The FTC will accept comments on its "Authorized Generic Drug Study," until June 5, 2006. The FTC also has authorized its staff to use compulsory process to collect the information needed for the study from roughly 80 brand-name drug manufacturers, 10 authorized generic companies, and 100 independent generic manufacturers, the FTC said in a release. With approval from the Office of Management and Budget, the FTC says it will likely issue the information collection orders later this year and prepare a final report in 2007.
Among other objectives, the study will examine actual wholesale prices (including rebates and discounts) for brand-name and generic drugs, both with and without competition from authorized generics; business reasons that support authorized generic entry; factors relevant to the decisions of generic firms about whether and under what circumstances to seek entry prior to patent expiration; and licensing agreements with authorized generics.
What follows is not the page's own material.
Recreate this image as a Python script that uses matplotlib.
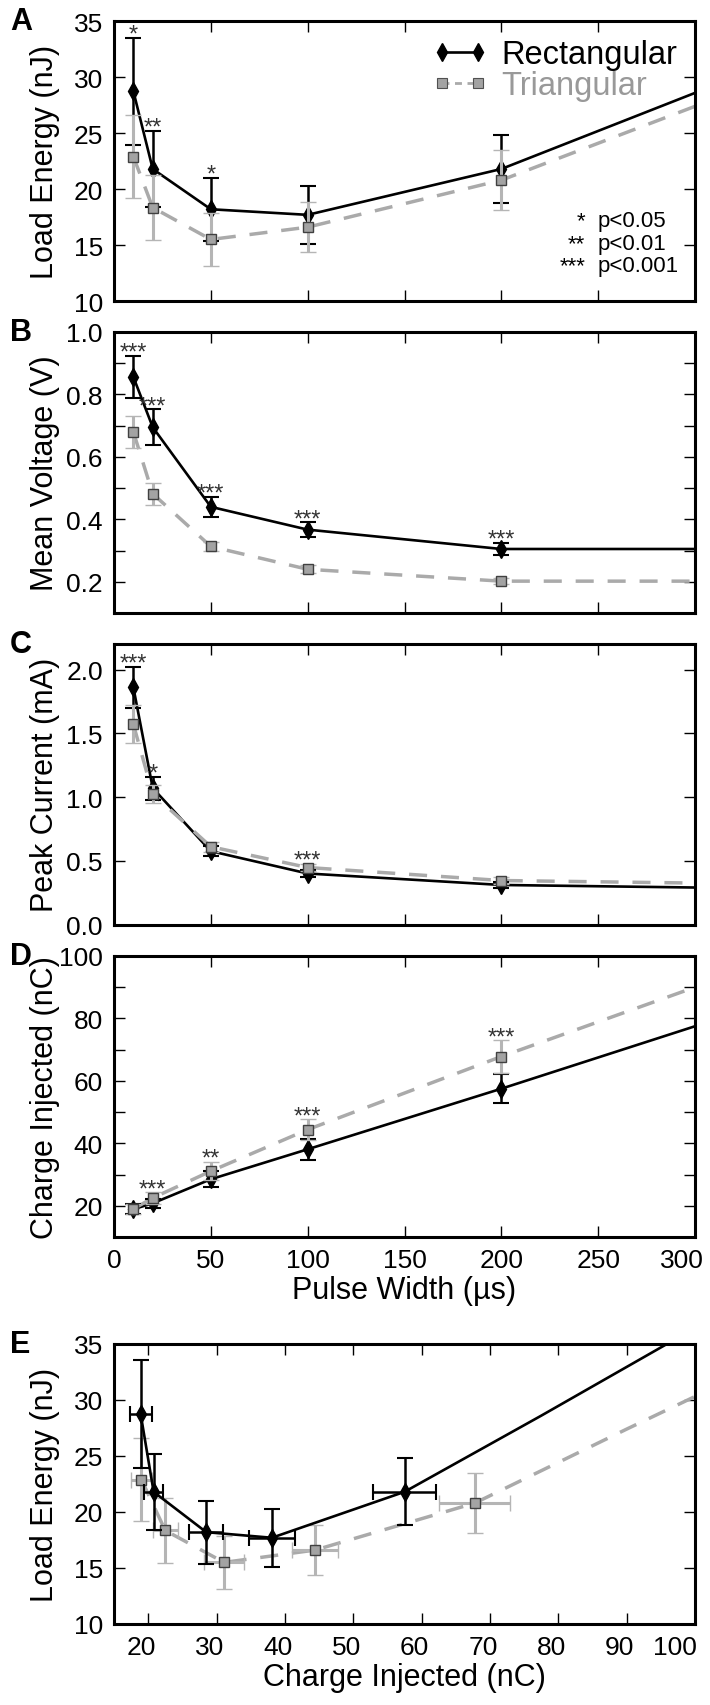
import matplotlib
matplotlib.use('Agg')
import matplotlib.pyplot as plt
import matplotlib.transforms as mtransforms
from matplotlib.lines import Line2D
from matplotlib.ticker import MultipleLocator

plt.rcParams['font.family'] = ['Liberation Sans', 'DejaVu Sans']
plt.rcParams['lines.scale_dashes'] = False

# pulse widths (us); the model lines continue through 300 and 500 us
pulse_width = [10, 20, 50, 100, 200]
pulse_width_ext = [300, 500]

# A - load energy (nJ)
rect_energy = [28.75, 21.8, 18.2, 17.7, 21.8]
rect_energy_err = [4.8, 3.4, 2.8, 2.6, 3.0]
rect_energy_ext = [28.6, 42.0]
tri_energy = [22.9, 18.35, 15.5, 16.6, 20.8]
tri_energy_err = [3.7, 2.9, 2.4, 2.25, 2.7]
tri_energy_ext = [27.4, 40.5]
sig_energy = ['*', '**', '*', '', '']

# B - mean voltage (V)
rect_voltage = [0.856, 0.695, 0.44, 0.367, 0.305]
rect_voltage_err = [0.068, 0.057, 0.032, 0.023, 0.019]
rect_voltage_ext = [0.305, 0.305]
tri_voltage = [0.68, 0.482, 0.313, 0.24, 0.202]
tri_voltage_err = [0.05, 0.035, 0.015, 0.013, 0.01]
tri_voltage_ext = [0.202, 0.2]
sig_voltage = ['***', '***', '***', '***', '***']

# C - peak current (mA)
rect_current = [1.86, 1.07, 0.575, 0.40, 0.31]
rect_current_err = [0.16, 0.09, 0.04, 0.03, 0.02]
rect_current_ext = [0.29, 0.28]
tri_current = [1.57, 1.025, 0.61, 0.447, 0.345]
tri_current_err = [0.15, 0.07, 0.04, 0.03, 0.03]
tri_current_ext = [0.325, 0.31]
sig_current = ['***', '*', '', '***', '']

# D - charge injected (nC)
rect_charge = [18.9, 20.8, 28.5, 38.1, 57.5]
rect_charge_err = [1.6, 1.4, 2.5, 3.4, 4.6]
rect_charge_ext = [77.5, 116.0]
tri_charge = [19.0, 22.5, 31.1, 44.4, 67.8]
tri_charge_err = [1.5, 1.8, 2.9, 3.3, 5.2]
tri_charge_ext = [90.0, 135.0]
sig_charge = ['', '***', '**', '***', '***']

BLACK = 'black'
GRAY_LINE = '#aaaaaa'
GRAY_ERR = '#b5b5b5'
GRAY_FACE = '#a3a3a3'
GRAY_TEXT = '#999999'

W, H = 710, 1706
fig = plt.figure(figsize=(W / 100, H / 100), dpi=100)


def add_ax(top, bottom):
    return fig.add_axes([114 / W, 1 - bottom / H, 581 / W, (bottom - top) / H])


def style(ax, letter):
    for s in ax.spines.values():
        s.set_linewidth(2.2)
    ax.tick_params(which='both', direction='in', length=8, width=1,
                   top=True, right=True, labelsize=19, pad=8)
    ax.yaxis.set_label_coords(-0.093, 0.5)
    ax.text(-0.179, 1.0, letter, transform=ax.transAxes, fontsize=22,
            fontweight='bold', ha='left', va='center')


def pulse_panel(ax, y_r, e_r, ext_r, y_t, e_t, ext_t, sig):
    ax.plot(pulse_width + pulse_width_ext, y_r + ext_r, color=BLACK, lw=1.9, zorder=2)
    ax.errorbar(pulse_width, y_r, yerr=e_r, fmt='d', color=BLACK, ms=9,
                ecolor=BLACK, elinewidth=1.8, capsize=5.5, capthick=1.5, zorder=3)
    ax.plot(pulse_width + pulse_width_ext, y_t + ext_t, color=GRAY_LINE, lw=2.5,
            dashes=(13, 10), zorder=2)
    ax.errorbar(pulse_width, y_t, yerr=e_t, fmt='s', mfc=GRAY_FACE, mec='#404040',
                mew=1, ms=7.5, ecolor=GRAY_ERR, elinewidth=2.2, capsize=5.5,
                capthick=1.5, zorder=4)
    for i, s in enumerate(sig):
        if s:
            top = max(y_r[i] + e_r[i], y_t[i] + e_t[i])
            ax.annotate(s, (pulse_width[i], top), xytext=(0, -2),
                        textcoords='offset points', ha='center', va='baseline',
                        fontsize=17, color='#333333', zorder=5)
    ax.set_xlim(0, 300)
    ax.set_xticks([0, 50, 100, 150, 200, 250, 300])


axA = add_ax(22.3, 302)
axB = add_ax(333, 614)
axC = add_ax(645, 925.5)
axD = add_ax(957, 1238)
axE = add_ax(1345, 1625)

pulse_panel(axA, rect_energy, rect_energy_err, rect_energy_ext,
            tri_energy, tri_energy_err, tri_energy_ext, sig_energy)
axA.set_ylim(10, 35)
axA.yaxis.set_major_locator(MultipleLocator(5))
axA.set_ylabel('Load Energy (nJ)', fontsize=22)

pulse_panel(axB, rect_voltage, rect_voltage_err, rect_voltage_ext,
            tri_voltage, tri_voltage_err, tri_voltage_ext, sig_voltage)
axB.set_ylim(0.1, 1.0)
axB.yaxis.set_major_locator(MultipleLocator(0.2))
axB.yaxis.set_minor_locator(MultipleLocator(0.1))
axB.set_ylabel('Mean Voltage (V)', fontsize=22)

pulse_panel(axC, rect_current, rect_current_err, rect_current_ext,
            tri_current, tri_current_err, tri_current_ext, sig_current)
axC.set_ylim(0, 2.2)
axC.yaxis.set_major_locator(MultipleLocator(0.5))
axC.set_ylabel('Peak Current (mA)', fontsize=22)

pulse_panel(axD, rect_charge, rect_charge_err, rect_charge_ext,
            tri_charge, tri_charge_err, tri_charge_ext, sig_charge)
axD.set_ylim(10, 100)
axD.yaxis.set_major_locator(MultipleLocator(20))
axD.yaxis.set_minor_locator(MultipleLocator(10))
axD.set_ylabel('Charge Injected (nC)', fontsize=22)
axD.set_xlabel('Pulse Width (\u00b5s)', fontsize=22, labelpad=2)

for ax, letter in zip([axA, axB, axC, axD, axE], 'ABCDE'):
    style(ax, letter)
for ax in [axA, axB, axC]:
    ax.tick_params(labelbottom=False)

# E - load energy vs charge injected
axE.plot(tri_charge + tri_charge_ext, tri_energy + tri_energy_ext, color=GRAY_LINE,
         lw=2.5, dashes=(13, 10), zorder=2)
axE.errorbar(tri_charge, tri_energy, xerr=tri_charge_err, yerr=tri_energy_err, fmt='s',
             mfc=GRAY_FACE, mec='#404040', mew=1, ms=7.5, ecolor=GRAY_ERR,
             elinewidth=2.2, capsize=5.5, capthick=1.5, zorder=3)
axE.plot(rect_charge + rect_charge_ext, rect_energy + rect_energy_ext, color=BLACK,
         lw=1.9, zorder=4)
axE.errorbar(rect_charge, rect_energy, xerr=rect_charge_err, yerr=rect_energy_err,
             fmt='d', color=BLACK, ms=9, ecolor=BLACK, elinewidth=1.8, capsize=5.5,
             capthick=1.5, zorder=5)
axE.set_xlim(15, 100)
axE.set_ylim(10, 35)
axE.set_xticks([20, 30, 40, 50, 60, 70, 80, 90, 100])
axE.yaxis.set_major_locator(MultipleLocator(5))
axE.set_ylabel('Load Energy (nJ)', fontsize=22)
axE.set_xlabel('Charge Injected (nC)', fontsize=22, labelpad=2)

# tick label nudges as in the original
for i, lbl in enumerate(axE.get_xticklabels()):
    dx = -20 if i == 8 else -7
    lbl.set_transform(lbl.get_transform() +
                      mtransforms.ScaledTranslation(dx / 100, 0, fig.dpi_scale_trans))
lblD = axD.get_xticklabels()[-1]
lblD.set_transform(lblD.get_transform() +
                   mtransforms.ScaledTranslation(-13 / 100, 0, fig.dpi_scale_trans))

# legend
h_rect = Line2D([], [], color=BLACK, lw=1.9, marker='d', ms=9)
h_tri = Line2D([], [], color=GRAY_LINE, lw=2.0, dashes=(5, 4), marker='s', ms=6.5,
               mfc=GRAY_FACE, mec='#505050', mew=0.8)
leg = axA.legend([h_rect, h_tri], ['Rectangular', 'Triangular'], loc='upper right',
                 frameon=False, fontsize=23.5, numpoints=2, handlelength=1.7,
                 handletextpad=0.4, labelspacing=0.0, borderaxespad=0.15)
leg.get_texts()[1].set_color(GRAY_TEXT)

# significance key
key_stars = ['*', '**', '***']
key_text = ['p<0.05', 'p<0.01', 'p<0.001']
key_y = [0.269, 0.186, 0.108]
for s, t, y in zip(key_stars, key_text, key_y):
    axA.text(0.811, y, s, transform=axA.transAxes, ha='right', va='baseline', fontsize=16)
    axA.text(0.833, y, t, transform=axA.transAxes, ha='left', va='baseline', fontsize=16)

fig.savefig('out.png', dpi=100)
In certain circumstances, the Hatch-Waxman Act allows the first-filing generic competitor of a branded drug a 180-day marketing exclusivity period. This marketing exclusivity period granted to certain generic first-filers, however, does not preclude competition from “authorized generics” that have an approved new drug application (NDA) on file with the FDA. Recently, brand-name drug makers have begun marketing authorized generics at exactly the same time the generic first-filer is beginning its 180-day marketing exclusivity period, leading to questions about the effects of authorized generics on pharmaceutical competition.
On average, the first generic competitor prices its product only slightly lower than the brand-name manufactures, according to a recent analysis offered by US Food and Drug Administration (Rockville, MD, www.fda.gov) through data supplied by IMS Health (Stamford, CT, www.imshealth.com). The data show that the appearance of a second generic manufacturer reduces the average generic price to nearly half the brand name price, with additional price decline as more generic manufacturers market the product. For products that attract a large number of generic manufacturers, the average generic price falls to 20% and lower of the branded price.